扭不过贝拉,左成汗第二天回去了。临行前,左成汗安排好了一切,并且下令,二十四小姐保护在大小姐的身边。
左成汗走后,一切似乎又恢复了平静。但奇怪的是,禹嘉炎对贝拉的态度更加的好了,几乎整天都待在医院陪着贝拉,让贝拉受宠若惊,根本就不愿意出院。
禹嘉炎在医院陪同,禹晏晨就消失了。再也没有来过,直到出院,禹晏晨也没有出现过。
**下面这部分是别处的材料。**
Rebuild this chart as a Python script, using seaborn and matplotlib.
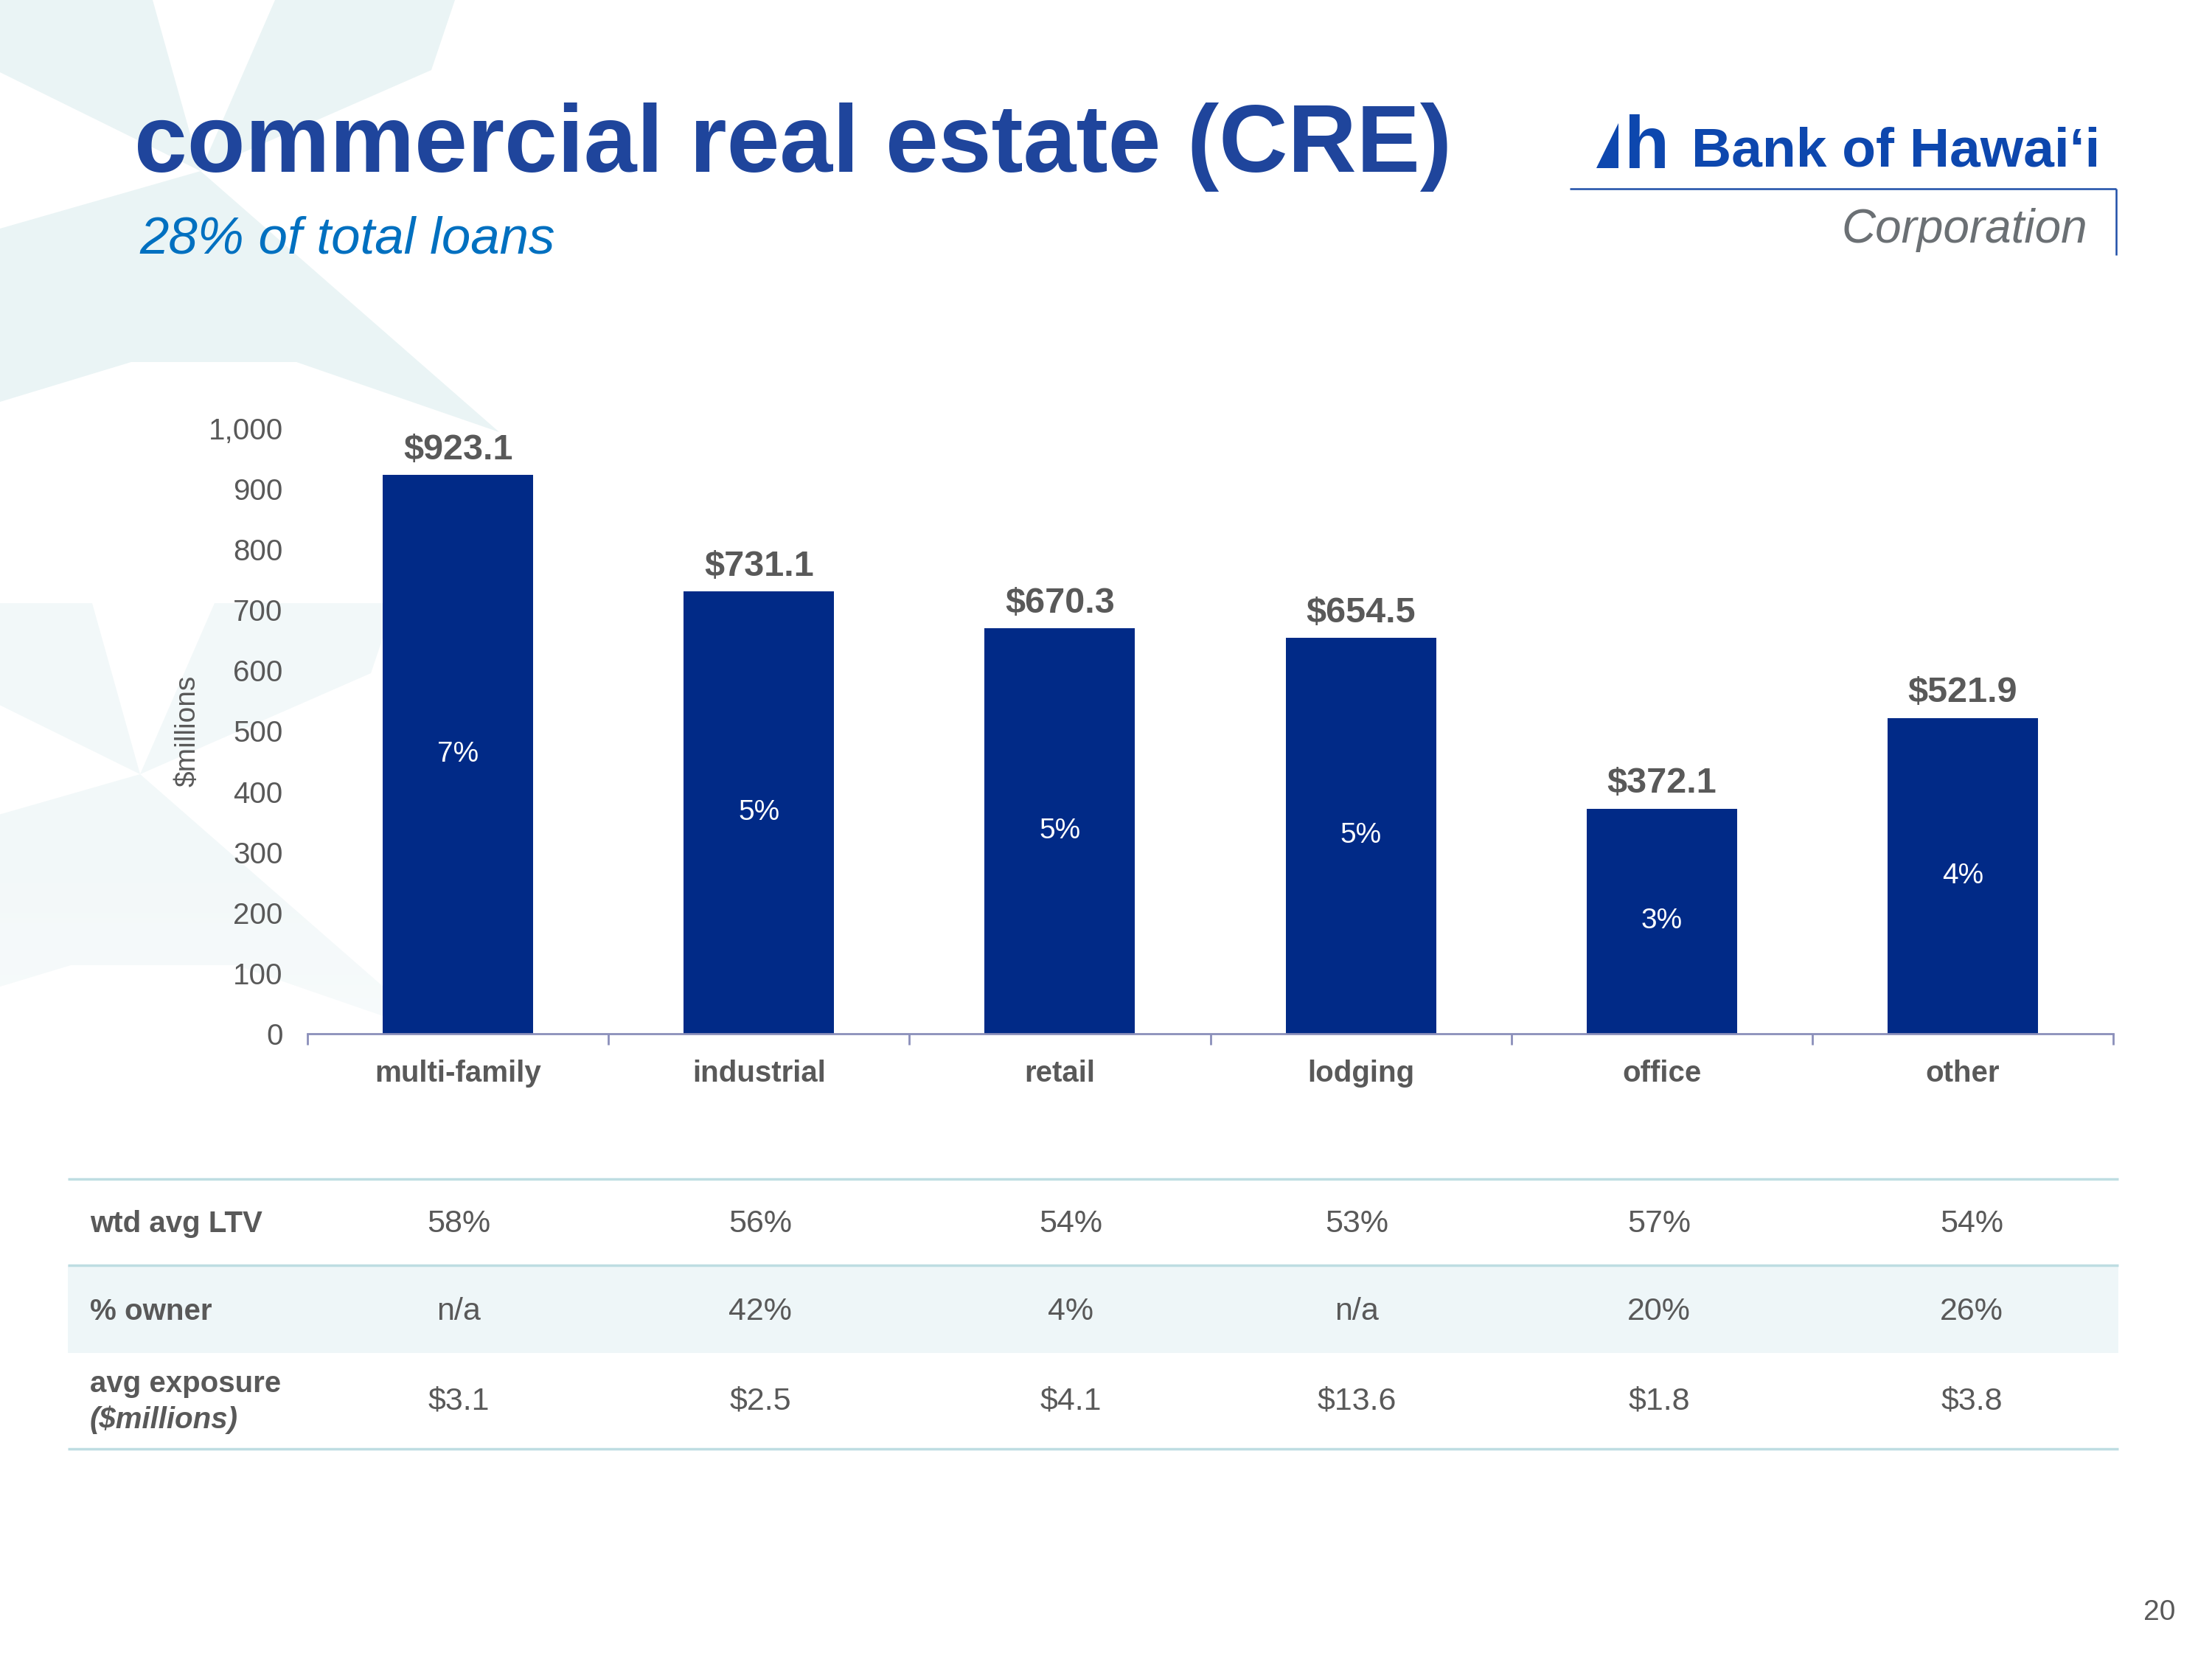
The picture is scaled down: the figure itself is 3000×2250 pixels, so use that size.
"""
Bank of Hawaii -- commercial real estate (CRE) loan mix slide
"""

import numpy as np
import matplotlib.pyplot as plt
import seaborn as sns
from matplotlib.patches import Polygon
from matplotlib.ticker import FuncFormatter

sns.set_theme(style="white")
plt.rcParams["font.family"] = ["Liberation Sans", "DejaVu Sans"]

# ---------------------------------------------------------------------------
# data
# ---------------------------------------------------------------------------
categories = ["multi-family", "industrial", "retail", "lodging", "office", "other"]
balances = [923.1, 731.1, 670.3, 654.5, 372.1, 521.9]          # $millions
share_of_loans = ["7%", "5%", "5%", "5%", "3%", "4%"]

row_labels = ["wtd avg LTV", "% owner", "avg exposure"]
wtd_avg_ltv = ["58%", "56%", "54%", "53%", "57%", "54%"]
pct_owner = ["n/a", "42%", "4%", "n/a", "20%", "26%"]
avg_exposure = ["$3.1", "$2.5", "$4.1", "$13.6", "$1.8", "$3.8"]

yticks = list(range(0, 1001, 100))

# colours
BAR = "#012a87"
GREY = "#595959"
TITLE = "#1f459c"
SUB = "#0070c0"
LOGO = "#0d47ae"
PALE = "#eaf4f5"
RULE = "#bedde2"
ROWBG = "#eef6f8"
AXIS = "#8b8fba"

W, H = 3000, 2250
fig = plt.figure(figsize=(30, 22.5), dpi=100)

# background layer in pixel coordinates (y down)
bg = fig.add_axes([0, 0, 1, 1], zorder=0)
bg.set_xlim(0, W); bg.set_ylim(H, 0); bg.axis("off")

# faint star decoration, top-left
star = [
    [(272, 232), (207, 0), (0, 0), (0, 98)],
    [(272, 232), (0, 310), (0, 545), (178, 491), (402, 491), (677, 586)],
    [(272, 232), (373, 0), (617, 0), (585, 95)],
]
for poly in star:
    bg.add_patch(Polygon(poly, closed=True, fc=PALE, ec="none", zorder=0))
# second, fainter star lower down, fading out towards the table
for poly in star:
    moved = [(x - 82, y + 818) for x, y in poly]
    bg.add_patch(Polygon(moved, closed=True, fc="#f2f8f9", ec="none", zorder=0))
fade = np.ones((256, 1, 4))
fade[:, 0, 3] = np.linspace(0, 1, 256)
bg.imshow(fade, extent=(0, 900, 1750, 1150), aspect="auto", zorder=0.5,
          interpolation="bilinear")
bg.set_xlim(0, W); bg.set_ylim(H, 0)

# ---------------------------------------------------------------------------
# titles + logo
# ---------------------------------------------------------------------------
bg.text(182, 233, "commercial real estate (CRE)", fontsize=93, fontweight="bold",
        color=TITLE, va="baseline", ha="left")
bg.text(189, 344, "28% of total loans", fontsize=51, style="italic",
        color=SUB, va="baseline", ha="left")

bg.add_patch(Polygon([(2165, 228), (2195, 228), (2195, 167)], closed=True,
                     fc=LOGO, ec="none", zorder=2))
bg.text(2234, 228, "h", fontsize=72, fontweight="bold", color=LOGO,
        va="baseline", ha="center",
        family=["Liberation Sans Narrow", "Liberation Sans", "DejaVu Sans"])
bg.text(2294, 226, "Bank of Hawaiʻi", fontsize=54, fontweight="bold", color=LOGO,
        va="baseline", ha="left", family=["Liberation Sans", "DejaVu Sans"])
bg.plot([2129, 2870], [256, 256], color="#1f4fa8", lw=1.8, solid_capstyle="butt")
bg.plot([2870, 2870], [256, 346], color="#1f4fa8", lw=1.8, solid_capstyle="butt")
bg.text(2831, 329, "Corporation", fontsize=46, style="italic", color="#6b7074",
        va="baseline", ha="right")

bg.text(2950, 2187, "20", fontsize=28, color=GREY, va="center", ha="right")

# ---------------------------------------------------------------------------
# bar chart
# ---------------------------------------------------------------------------
ax = fig.add_axes([417 / W, 1 - 1402 / H, (2866 - 417) / W, (1402 - 581) / H], zorder=1)
ax.patch.set_alpha(0)

sns.barplot(x=categories, y=balances, color=BAR, saturation=1, width=0.5,
            linewidth=0, ax=ax)

ax.set_ylim(0, 1000)
ax.set_xlim(-0.5, 5.5)
ax.set_yticks(yticks)
ax.yaxis.set_major_formatter(FuncFormatter(lambda v, p: f"{int(v):,}"))
ax.tick_params(axis="y", length=0, pad=24, labelsize=29, labelcolor=GREY)
ax.tick_params(axis="x", which="major", length=0, pad=25, labelsize=29, labelcolor=GREY)
for lab in ax.get_xticklabels():
    lab.set_fontweight("bold")
ax.set_xticks(np.arange(-0.5, 6, 1), minor=True)
ax.tick_params(axis="x", which="minor", bottom=True, length=11, width=2,
               color=AXIS, direction="out")

for s in ["left", "top", "right"]:
    ax.spines[s].set_visible(False)
ax.spines["bottom"].set_color(AXIS)
ax.spines["bottom"].set_linewidth(2)
ax.grid(False)

ax.set_xlabel("")
ax.set_ylabel("\\$millions", fontsize=28, color=GREY)
ax.yaxis.set_label_coords(-0.059, 0.5)

bars = ax.containers[0]
ax.bar_label(bars, labels=["\\$" + f"{v:.1f}" for v in balances], padding=8,
             fontsize=35, fontweight="bold", color=GREY)
ax.bar_label(bars, labels=share_of_loans, label_type="center",
             fontsize=28, color="white")

# ---------------------------------------------------------------------------
# stats table under the chart
# ---------------------------------------------------------------------------
col_x = [622, 1031, 1452, 1840, 2250, 2674]
x0, x1 = 92, 2873

bg.add_patch(plt.Rectangle((x0, 1716), x1 - x0, 1835 - 1716, fc=ROWBG, ec="none", zorder=1))
for y in [1599, 1716, 1965]:
    bg.plot([x0, x1], [y, y], color=RULE, lw=2.5, zorder=2, solid_capstyle="butt")

rows_y = [1660, 1779, 1901]
table_rows = [wtd_avg_ltv, pct_owner, avg_exposure]

bg.text(122, rows_y[0], row_labels[0], fontsize=29, fontweight="bold", color=GREY,
        va="center", ha="left", zorder=3)
bg.text(122, rows_y[1], row_labels[1], fontsize=29, fontweight="bold", color=GREY,
        va="center", ha="left", zorder=3)
bg.text(122, 1877, row_labels[2], fontsize=29, fontweight="bold", color=GREY,
        va="center", ha="left", zorder=3)
bg.text(122, 1926, "(\\$millions)", fontsize=29, fontweight="bold", style="italic",
        color=GREY, va="center", ha="left", zorder=3)

for y, row in zip(rows_y, table_rows):
    for x, val in zip(col_x, row):
        bg.text(x, y, val.replace("$", "\\$"), fontsize=31, color=GREY,
                va="center", ha="center", zorder=3)

plt.savefig("out.png", dpi=100)
plt.close()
而禹嘉炎和禹晏晨两人自从那天在医院一闪而过后,也没有再见过面。
她的怀孕,还是被母亲发现了。当晏晓凤一发现她的小腹已经隆起时,吃惊道,“晏晨,你怀孕了?”
禹晏晨苦涩笑笑,点了点头。慈爱的抚摸了一下自己的肚子,有宝宝陪伴的日子,真的没有那么难受。
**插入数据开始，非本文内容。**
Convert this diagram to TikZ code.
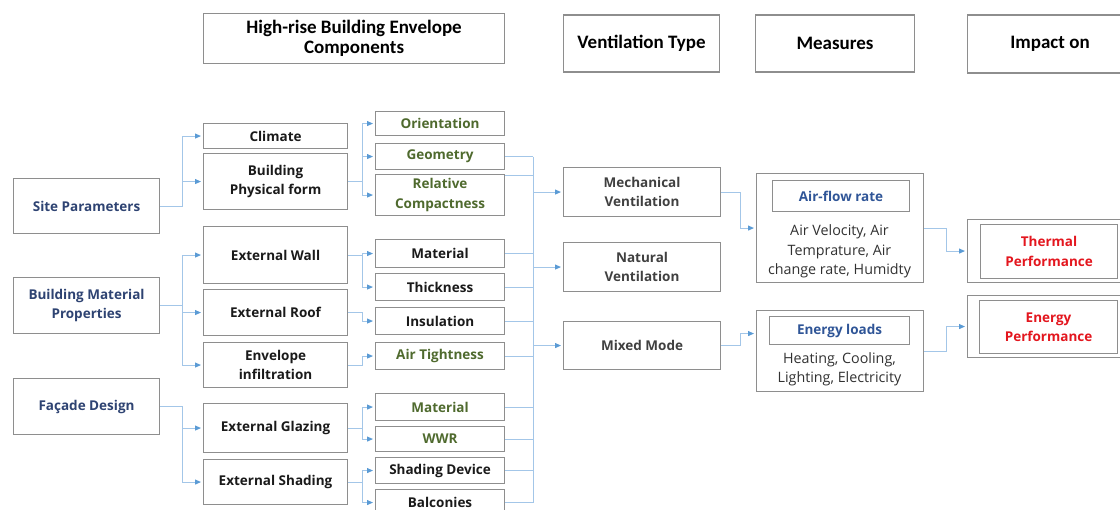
\documentclass[tikz,border=0pt]{standalone}
\usepackage{fontspec}
\setmainfont{Open Sans}
\newfontfamily\hdrfont{Carlito}
\usetikzlibrary{arrows.meta}

\definecolor{boxgray}{HTML}{8E8E8E}
\definecolor{linkblue}{HTML}{A3C6E8}
\definecolor{tipblue}{HTML}{5B9BD5}
\definecolor{navytext}{HTML}{2E4372}
\definecolor{greentext}{HTML}{4F6A2E}
\definecolor{redtext}{HTML}{E3161E}
\definecolor{bluetext}{HTML}{2F5597}
\definecolor{graytext}{HTML}{404040}
\definecolor{darktext}{HTML}{1A1A1A}

% box: corner (x,y) in pixel units, width, height
\newcommand{\mkbox}[7]{\node[bx,#1,minimum width=#5pt,minimum height=#6pt] (#2) at (#3,#4) {#7};}

\begin{document}
\begin{tikzpicture}[x=1pt,y=-1pt,
  bx/.style={draw=boxgray, line width=1.1pt, inner sep=0pt, anchor=north west,
             align=center, text=darktext,
             font=\fontsize{13.5}{19.5}\selectfont\bfseries},
  hdr/.style={font=\hdrfont\fontsize{19}{19.5}\selectfont\bfseries, text=black},
  navy/.style={text=navytext},
  green/.style={text=greentext},
  red/.style={text=redtext},
  vent/.style={text=graytext},
  plain/.style={font=\fontsize{14.3}{19.5}\selectfont, text=darktext!90, align=center},
  link/.style={draw=linkblue, line width=1pt},
  arr/.style={link, -{Triangle[length=6pt,width=5pt,color=tipblue]}, shorten >=2pt},
]
\useasboundingbox (0,0) rectangle (1120,510);

% column headings
\mkbox{hdr}{h1}{203}{13}{301}{50}{High-rise Building Envelope\\Components}
\mkbox{hdr,yshift=-1.5pt}{h2}{563}{13}{156}{57}{Ventilation Type}
\mkbox{hdr,yshift=-1.5pt}{h3}{755}{13}{159}{57}{Measures}
\mkbox{hdr,yshift=-1.5pt}{h4}{967}{13}{165}{58}{Impact on}

% envelope components
\mkbox{navy}{site}{13}{178}{146}{55}{Site Parameters}
\mkbox{navy}{bmp}{13}{277}{146}{56}{Building Material\\Properties}
\mkbox{navy}{facade}{13}{378}{146}{56}{Façade Design}

\mkbox{}{climate}{203}{123}{144}{25}{Climate}
\mkbox{}{bpf}{203}{153}{144}{56}{Building\\Physical form}
\mkbox{}{wall}{203}{226}{144}{57}{External Wall}
\mkbox{}{roof}{203}{289}{144}{46}{External Roof}
\mkbox{}{env}{203}{342}{144}{45}{Envelope\\infiltration}
\mkbox{}{glaz}{203}{403}{144}{49}{External Glazing}
\mkbox{}{shad}{203}{459}{144}{45}{External Shading}

\mkbox{green}{orient}{375}{111}{129}{24}{Orientation}
\mkbox{green}{geom}{375}{143}{129}{26}{Geometry}
\mkbox{green}{relc}{375}{174}{129}{41}{Relative\\Compactness}
\mkbox{}{mat}{375}{239}{129}{28}{Material}
\mkbox{}{thick}{375}{273}{129}{27}{Thickness}
\mkbox{}{insul}{375}{307}{129}{27}{Insulation}
\mkbox{green}{airt}{375}{342}{129}{27}{Air Tightness}
\mkbox{green}{gmat}{375}{393}{129}{27}{Material}
\mkbox{green}{wwr}{375}{426}{129}{25}{WWR}
\mkbox{}{shdev}{375}{457}{129}{26}{Shading Device}
\mkbox{}{balc}{375}{489}{129}{26}{Balconies}

% ventilation types
\mkbox{vent}{mech}{563}{167}{157}{49}{Mechanical\\Ventilation}
\mkbox{vent}{nat}{563}{242}{157}{49}{Natural\\Ventilation}
\mkbox{vent}{mixed}{563}{321}{157}{48}{Mixed Mode}

% measures
\mkbox{}{meas1}{756}{173}{167}{109}{}
\mkbox{text=bluetext}{airflow}{772}{180}{137}{31}{Air-flow rate}
\node[plain] (airtxt) at (839.5,251.5) {Air Velocity, Air\\Temprature, Air\\change rate, Humidty};
\mkbox{}{meas2}{756}{310}{167}{81}{}
\mkbox{text=bluetext}{eload}{769}{316}{140}{28}{Energy loads}
\node[plain] (entxt) at (839.5,369.5) {Heating, Cooling,\\Lighting, Electricity};

% impacts
\mkbox{}{thermal}{967}{219}{160}{63}{}
\mkbox{red}{thermalin}{980}{224}{137}{54}{Thermal\\Performance}
\mkbox{}{energy}{967}{295}{160}{62}{}
\mkbox{red}{energyin}{979}{300}{138}{53}{Energy\\Performance}

% first level branches
\foreach \s/\t in {site/climate, site/bpf, bmp/wall, bmp/roof, bmp/env, facade/glaz, facade/shad}
  \draw[arr] (\s.east) -- ++(22,0) |- (\t.west);

% second level branches
\foreach \s/\t in {bpf/orient, bpf/geom, bpf/relc, wall/mat, wall/thick, roof/insul,
                   env/airt, glaz/gmat, glaz/wwr, shad/shdev, shad/balc}
  \draw[arr] (\s.east) -- ++(14,0) |- (\t.west);

% collector bus into the ventilation types
\coordinate (bus) at (533,0);
\draw[link] ([yshift=-2pt]relc.north east) -- ([yshift=-2pt]relc.north east -| bus);
\foreach \s in {geom, mat, thick, insul, airt, gmat, wwr, shdev, balc}
  \draw[link] (\s.east) -- (\s.east -| bus);
\draw[link] (geom.east -| bus) -- (balc.east -| bus);
\foreach \t in {mech, nat, mixed}
  \draw[arr] (\t.west -| bus) -- (\t.west);

% ventilation to measures to impacts
\draw[arr] (mech.east) -- ++(19,0) |- (meas1.west);
\draw[arr] (mixed.east) -- ++(19,0) |- ([yshift=17.5pt]meas2.west);
\draw[arr] (meas1.east) -- ++(22,0) |- (thermal.west);
\draw[arr] (meas2.east) -- ++(22,0) |- (energy.west);
\end{tikzpicture}
\end{document}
一得到答案的晏晓凤立刻低声哭泣起来,轻声道,“嘉炎知道了吗?”
禹晏晨摇了摇头,替母亲抹掉那伤感的泪水。禹晏晨知道母亲为何而哭泣,
“妈,我没事。我和你一起生活很幸福,我相信,我和我的孩子生活也一定会很幸福的。”
晏晓凤没有多说,只是点点头,泪水止不住的下落,让禹晏晨感觉自己好像会有一个凄惨的人生似的。
“妈,你放心,我会和我的宝宝很好的。”
晏晓凤哭了一会儿,才带着淡笑,抚了抚禹晏晨的小肚,沙哑着嗓音,“晏晨,我要做外婆了!”
晏晨不像她,她一定会给自己的孩子一个最好未来的。才不会像她,只会给晏晨增加磨难。
贝拉痊愈后,还是到禹氏上班了。两人甚少有接触,不过,禹嘉炎的消息却在公司里传得沸沸扬扬,就连整个A市似乎也传得漫天飞舞。别说是外人搞不清状况,就连禹嘉炎的哥们儿也弄不明白。
其它几个女人更是比晏晨还气还急,要不是都挺着个大肚子,恐怕早冲过去为晏晨打抱不平了。不过,他们也很是纳闷,晏晨怎么可能会让人欺负到头上来?
就连道高趾昂的冉晨萍也是一脸凶神恶煞的冲到了禹晏晨的办公室,直接了当的问道,“禹晏晨,你在搞什么名堂,竟然让那个狐狸精将你的男人抢走?”